JOHANNESBURG (Reuters) - Publisher Penguin on Monday pulled a book about Nelson Mandela off the shelves after the widow and family of South Africa's former president complained that the doctor who wrote the book had not been given permission to do so, local media said.
Mandela, who led the country out of apartheid in 1994, died aged 95 in 2013 after a prolonged illness, and his doctor, Vejay Ramlakan, details the end of his life in the book: "Mandela's Last Years".
At the time, reports swirled that Mandela was on life support and being kept alive for political ends.
His widow Graca Machel was not immediately available for comment, but local news agency Eye Witness News reported she was consulting her lawyers on whether or not to sue Ramlakan.
The agency also said Mandela's grandson and leader of the Madiba clan, Mandla Mandela, backed Machel taking legal action.

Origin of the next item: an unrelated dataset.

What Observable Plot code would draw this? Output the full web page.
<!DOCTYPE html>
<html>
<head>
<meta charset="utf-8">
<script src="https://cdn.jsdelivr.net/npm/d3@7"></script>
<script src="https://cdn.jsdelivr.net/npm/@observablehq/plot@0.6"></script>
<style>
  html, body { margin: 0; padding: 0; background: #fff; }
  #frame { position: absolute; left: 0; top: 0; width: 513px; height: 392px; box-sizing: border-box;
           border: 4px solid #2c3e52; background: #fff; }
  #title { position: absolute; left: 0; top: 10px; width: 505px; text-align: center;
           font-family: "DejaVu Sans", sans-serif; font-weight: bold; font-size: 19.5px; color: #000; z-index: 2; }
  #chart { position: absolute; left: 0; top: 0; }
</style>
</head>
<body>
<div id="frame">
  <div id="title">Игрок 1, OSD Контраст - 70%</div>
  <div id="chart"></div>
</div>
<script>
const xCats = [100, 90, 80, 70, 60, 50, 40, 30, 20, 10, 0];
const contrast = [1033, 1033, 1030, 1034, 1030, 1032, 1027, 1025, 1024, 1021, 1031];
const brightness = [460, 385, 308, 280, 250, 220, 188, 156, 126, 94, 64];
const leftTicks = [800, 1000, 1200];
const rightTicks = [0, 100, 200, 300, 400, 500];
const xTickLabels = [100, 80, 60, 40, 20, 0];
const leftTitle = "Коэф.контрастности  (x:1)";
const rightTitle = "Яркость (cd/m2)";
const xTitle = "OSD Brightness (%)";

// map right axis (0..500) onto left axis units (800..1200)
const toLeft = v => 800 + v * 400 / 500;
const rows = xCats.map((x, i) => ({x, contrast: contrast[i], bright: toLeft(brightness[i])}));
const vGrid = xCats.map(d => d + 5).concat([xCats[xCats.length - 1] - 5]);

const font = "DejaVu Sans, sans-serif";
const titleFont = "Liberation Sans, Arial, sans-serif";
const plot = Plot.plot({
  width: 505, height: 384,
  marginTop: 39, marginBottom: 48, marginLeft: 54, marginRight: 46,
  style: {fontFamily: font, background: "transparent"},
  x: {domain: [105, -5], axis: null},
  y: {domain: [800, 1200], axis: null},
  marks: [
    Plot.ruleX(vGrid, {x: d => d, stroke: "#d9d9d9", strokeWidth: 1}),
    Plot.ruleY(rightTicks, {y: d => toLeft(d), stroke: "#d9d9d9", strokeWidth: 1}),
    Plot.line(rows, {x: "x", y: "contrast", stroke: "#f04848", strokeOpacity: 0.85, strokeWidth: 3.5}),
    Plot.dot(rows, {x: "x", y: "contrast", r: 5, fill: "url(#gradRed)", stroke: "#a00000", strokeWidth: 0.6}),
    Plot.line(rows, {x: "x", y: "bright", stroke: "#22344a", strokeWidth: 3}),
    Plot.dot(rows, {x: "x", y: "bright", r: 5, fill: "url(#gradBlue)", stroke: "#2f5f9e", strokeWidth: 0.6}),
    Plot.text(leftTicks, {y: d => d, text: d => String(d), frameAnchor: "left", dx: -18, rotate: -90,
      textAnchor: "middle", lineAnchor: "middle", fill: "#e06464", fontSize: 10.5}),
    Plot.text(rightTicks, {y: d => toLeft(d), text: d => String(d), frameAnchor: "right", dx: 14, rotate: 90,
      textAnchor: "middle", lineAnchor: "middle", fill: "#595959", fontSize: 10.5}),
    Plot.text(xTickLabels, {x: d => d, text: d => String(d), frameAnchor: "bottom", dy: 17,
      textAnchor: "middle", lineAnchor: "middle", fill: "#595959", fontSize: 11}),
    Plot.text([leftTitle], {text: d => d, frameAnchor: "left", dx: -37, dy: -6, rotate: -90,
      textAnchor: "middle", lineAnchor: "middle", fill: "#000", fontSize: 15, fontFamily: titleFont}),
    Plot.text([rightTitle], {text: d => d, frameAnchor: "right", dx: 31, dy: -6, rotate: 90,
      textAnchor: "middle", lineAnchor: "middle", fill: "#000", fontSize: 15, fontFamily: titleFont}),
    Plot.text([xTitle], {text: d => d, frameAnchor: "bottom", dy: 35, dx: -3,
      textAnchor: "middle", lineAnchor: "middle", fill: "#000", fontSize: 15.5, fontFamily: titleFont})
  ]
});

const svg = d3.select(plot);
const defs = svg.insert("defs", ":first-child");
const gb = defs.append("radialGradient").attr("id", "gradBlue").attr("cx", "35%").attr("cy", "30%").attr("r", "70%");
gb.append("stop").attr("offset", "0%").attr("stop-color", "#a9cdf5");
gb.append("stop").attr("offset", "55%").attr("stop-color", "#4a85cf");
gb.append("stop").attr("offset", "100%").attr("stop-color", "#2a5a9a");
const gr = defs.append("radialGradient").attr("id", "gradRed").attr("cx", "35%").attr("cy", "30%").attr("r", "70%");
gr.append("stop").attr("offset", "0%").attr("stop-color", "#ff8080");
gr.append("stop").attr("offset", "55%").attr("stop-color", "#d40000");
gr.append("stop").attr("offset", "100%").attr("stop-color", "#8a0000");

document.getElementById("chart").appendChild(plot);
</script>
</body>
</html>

Nelson Mandela Foundation spokesman Sello Hatang said the book should not have been published and that the foundation was not involved in its production. He welcomed it being removed from sale.
"At the moment we have been systematically going through the book. When we are done we will publish a list of inaccuracies in the book," he said.
"Indications from Mrs Machel at the moment is that there was a breach of doctor-patient confidentiality and we believe she's within her rights to pursue legal recourse," Hatang said.
In a televised interview on news channel eNCA on Sunday, Ramlakan said he had received permission to write the book from the Mandela family but refused to say specifically from whom.
No Mandela family spokesperson was available for comment.